Three American scientists were awarded the 2009 Nobel Prize for Physiology and Medicine for their discovery about aging. Involving how chromosomes are copied during cellular division, these scientists identified telomere length as a predictor of health and longevity.
Crucial for cellular division, telomeres are protective DNA-protein complexes positioned at the tips of chromosomes:
- When cells divide, the exact sequence of DNA must be transcribed from the chromosomes of the parent cell to create chromosomes for the new cell.
- A piece of the telomere is clipped off and donated to the DNA sequence at the end of the chromosome so that the copying is complete and accurate.
- Most cells normally divide about 50-70 times, their telomeres getting progressively shorter until the cells lose their ability to divide, sustain genetic damage (which can cause cancer) or die.
Telomeres and Liver Transplant Recipients
On the heels of recognizing shortened telomere length as a hindrance to health and longevity, William Gelson from the University of Cambridge and colleagues investigated whether liver transplant recipients demonstrated this unwanted feature of senescence in immune cells.
As published in the May 2010 issue of Liver Transplantation, the British researchers found this marker of senescence to be accelerated in those with Hepatitis C who undergo liver transplants. Gelson and colleagues found that the telomeres of an important immune cell (lymphocytes) were significantly shorter in liver transplant recipients compared with control subjects. These findings suggest that besides immunosuppressive drugs used to prevent organ rejection, weakened immunity leading to complications (infections and cancers) in transplant patients may be attributable to senescence of the immune system – as identified by lymphocytes with shortened telomeres.
These findings suggest that liver transplant recipients may experience faster immune cell aging, which could help explain their increased rates of infections, cancer and other serious conditions.
Keeping Telomeres Long
While modern science is still a long time away from discovering the fountain of youth that prevents senescence, many experts believe that antioxidants represent the best defense against aging and illness.

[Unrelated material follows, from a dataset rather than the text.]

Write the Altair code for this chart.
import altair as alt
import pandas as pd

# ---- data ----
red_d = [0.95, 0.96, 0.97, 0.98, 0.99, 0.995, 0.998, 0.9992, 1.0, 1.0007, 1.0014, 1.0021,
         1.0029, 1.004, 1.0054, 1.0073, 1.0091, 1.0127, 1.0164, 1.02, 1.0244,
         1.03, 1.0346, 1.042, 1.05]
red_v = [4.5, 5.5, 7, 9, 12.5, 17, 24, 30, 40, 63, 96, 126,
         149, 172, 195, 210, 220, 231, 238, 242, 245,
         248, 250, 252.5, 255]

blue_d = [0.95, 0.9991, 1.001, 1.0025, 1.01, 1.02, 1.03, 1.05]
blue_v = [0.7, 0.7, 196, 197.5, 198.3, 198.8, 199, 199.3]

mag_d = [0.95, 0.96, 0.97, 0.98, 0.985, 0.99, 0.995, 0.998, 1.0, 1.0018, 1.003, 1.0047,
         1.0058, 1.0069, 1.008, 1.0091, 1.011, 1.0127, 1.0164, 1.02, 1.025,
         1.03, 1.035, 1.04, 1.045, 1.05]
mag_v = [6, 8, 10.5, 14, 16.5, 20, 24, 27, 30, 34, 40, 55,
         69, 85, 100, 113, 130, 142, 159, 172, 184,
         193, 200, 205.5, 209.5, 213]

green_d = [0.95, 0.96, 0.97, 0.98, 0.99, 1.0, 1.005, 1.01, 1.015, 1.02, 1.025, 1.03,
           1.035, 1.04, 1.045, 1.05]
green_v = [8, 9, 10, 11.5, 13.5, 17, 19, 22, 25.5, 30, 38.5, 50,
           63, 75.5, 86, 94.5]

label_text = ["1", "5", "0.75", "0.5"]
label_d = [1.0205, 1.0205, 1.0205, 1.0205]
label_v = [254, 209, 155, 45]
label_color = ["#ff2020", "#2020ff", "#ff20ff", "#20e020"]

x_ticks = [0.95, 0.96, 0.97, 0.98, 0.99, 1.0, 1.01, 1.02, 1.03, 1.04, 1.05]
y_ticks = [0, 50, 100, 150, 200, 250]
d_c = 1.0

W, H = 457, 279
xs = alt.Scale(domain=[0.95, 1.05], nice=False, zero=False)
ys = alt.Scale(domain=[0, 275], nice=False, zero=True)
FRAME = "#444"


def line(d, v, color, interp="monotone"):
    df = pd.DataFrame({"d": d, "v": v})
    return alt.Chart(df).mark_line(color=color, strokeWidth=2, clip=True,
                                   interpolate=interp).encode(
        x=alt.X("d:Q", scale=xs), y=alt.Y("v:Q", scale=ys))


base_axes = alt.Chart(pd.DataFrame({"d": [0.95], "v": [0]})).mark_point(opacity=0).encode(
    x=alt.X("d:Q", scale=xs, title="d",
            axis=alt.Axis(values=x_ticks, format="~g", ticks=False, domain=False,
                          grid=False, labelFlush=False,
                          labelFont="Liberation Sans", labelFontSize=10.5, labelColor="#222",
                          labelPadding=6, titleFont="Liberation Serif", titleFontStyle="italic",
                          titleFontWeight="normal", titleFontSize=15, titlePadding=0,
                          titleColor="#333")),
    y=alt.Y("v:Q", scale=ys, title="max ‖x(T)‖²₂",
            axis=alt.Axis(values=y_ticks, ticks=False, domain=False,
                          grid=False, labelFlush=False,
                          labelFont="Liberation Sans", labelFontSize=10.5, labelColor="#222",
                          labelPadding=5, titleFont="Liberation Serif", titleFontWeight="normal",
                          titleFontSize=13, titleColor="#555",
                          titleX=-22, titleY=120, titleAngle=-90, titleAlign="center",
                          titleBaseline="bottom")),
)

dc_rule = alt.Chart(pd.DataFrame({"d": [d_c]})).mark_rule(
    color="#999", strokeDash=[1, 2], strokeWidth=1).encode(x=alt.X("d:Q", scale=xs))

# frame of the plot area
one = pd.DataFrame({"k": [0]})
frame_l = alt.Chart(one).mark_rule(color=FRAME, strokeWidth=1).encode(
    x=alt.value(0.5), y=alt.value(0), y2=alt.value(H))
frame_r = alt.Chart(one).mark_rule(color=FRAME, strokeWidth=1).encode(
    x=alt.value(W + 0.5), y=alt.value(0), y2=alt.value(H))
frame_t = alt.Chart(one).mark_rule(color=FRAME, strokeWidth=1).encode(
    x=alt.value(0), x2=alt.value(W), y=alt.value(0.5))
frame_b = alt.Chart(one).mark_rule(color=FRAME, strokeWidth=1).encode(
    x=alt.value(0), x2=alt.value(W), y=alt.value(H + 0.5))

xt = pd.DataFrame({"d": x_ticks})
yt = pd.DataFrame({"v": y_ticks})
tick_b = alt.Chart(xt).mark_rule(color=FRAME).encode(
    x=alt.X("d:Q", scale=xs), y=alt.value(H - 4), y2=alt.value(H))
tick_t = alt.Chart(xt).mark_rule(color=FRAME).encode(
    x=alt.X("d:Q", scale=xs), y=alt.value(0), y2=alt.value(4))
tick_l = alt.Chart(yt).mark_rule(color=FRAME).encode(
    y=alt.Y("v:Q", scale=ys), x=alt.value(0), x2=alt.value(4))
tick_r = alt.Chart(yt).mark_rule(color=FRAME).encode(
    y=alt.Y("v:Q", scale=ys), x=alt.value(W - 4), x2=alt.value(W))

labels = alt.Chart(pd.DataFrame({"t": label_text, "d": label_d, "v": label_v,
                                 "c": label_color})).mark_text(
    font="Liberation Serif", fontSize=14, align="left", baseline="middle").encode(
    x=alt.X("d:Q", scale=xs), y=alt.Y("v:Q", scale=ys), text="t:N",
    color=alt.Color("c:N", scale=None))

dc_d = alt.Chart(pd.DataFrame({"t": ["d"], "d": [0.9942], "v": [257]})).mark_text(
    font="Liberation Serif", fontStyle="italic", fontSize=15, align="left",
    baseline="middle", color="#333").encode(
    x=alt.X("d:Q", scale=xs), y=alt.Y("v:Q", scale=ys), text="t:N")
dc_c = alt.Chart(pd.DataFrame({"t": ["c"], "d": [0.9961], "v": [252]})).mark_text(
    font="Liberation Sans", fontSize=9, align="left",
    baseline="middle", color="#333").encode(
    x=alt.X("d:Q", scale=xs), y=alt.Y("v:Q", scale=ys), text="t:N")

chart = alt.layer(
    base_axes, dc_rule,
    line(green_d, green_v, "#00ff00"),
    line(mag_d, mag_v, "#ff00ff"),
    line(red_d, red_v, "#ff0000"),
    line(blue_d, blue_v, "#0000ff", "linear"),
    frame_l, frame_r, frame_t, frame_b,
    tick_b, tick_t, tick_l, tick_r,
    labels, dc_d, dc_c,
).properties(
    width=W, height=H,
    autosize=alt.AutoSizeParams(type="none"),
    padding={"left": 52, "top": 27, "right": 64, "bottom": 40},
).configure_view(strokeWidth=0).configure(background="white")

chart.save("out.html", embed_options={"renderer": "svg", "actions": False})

As published in the July 2002 edition of the journal, Trends in Biochemical Sciences, researchers from the University of Newcastle found that oxidative damage is repaired less well in the DNA of the telomere than elsewhere in the chromosome. Additionally, it was determined that oxidative stress accelerates telomere loss, whereas antioxidants decelerate it.

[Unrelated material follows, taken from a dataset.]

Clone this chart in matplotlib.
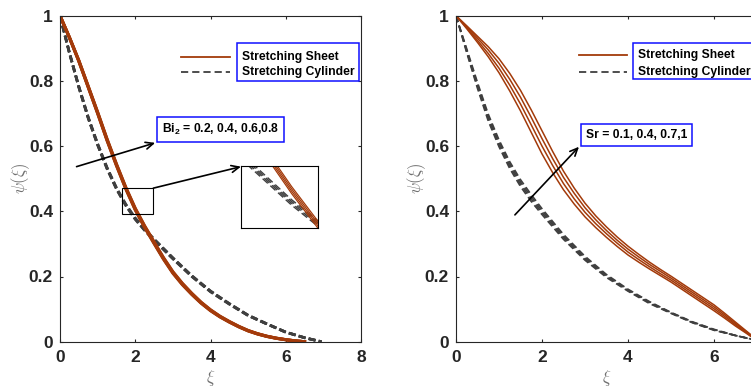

For decades, increasing the dietary consumption of antioxidants has been considered to be a superior strategy for retaining one’s youth and healthfulness. However, our new understanding of telomere length in liver transplant recipients gives those with late stage HCV infection more incentive than ever to indulge in antioxidants. Because shortened telomeres are more abundant following a liver transplant – and they foretell of a shorter life span – strategies to preserve telomere length (such as antioxidant consumption) will emerge as paramount to delay senescence in HCV liver transplant recipients.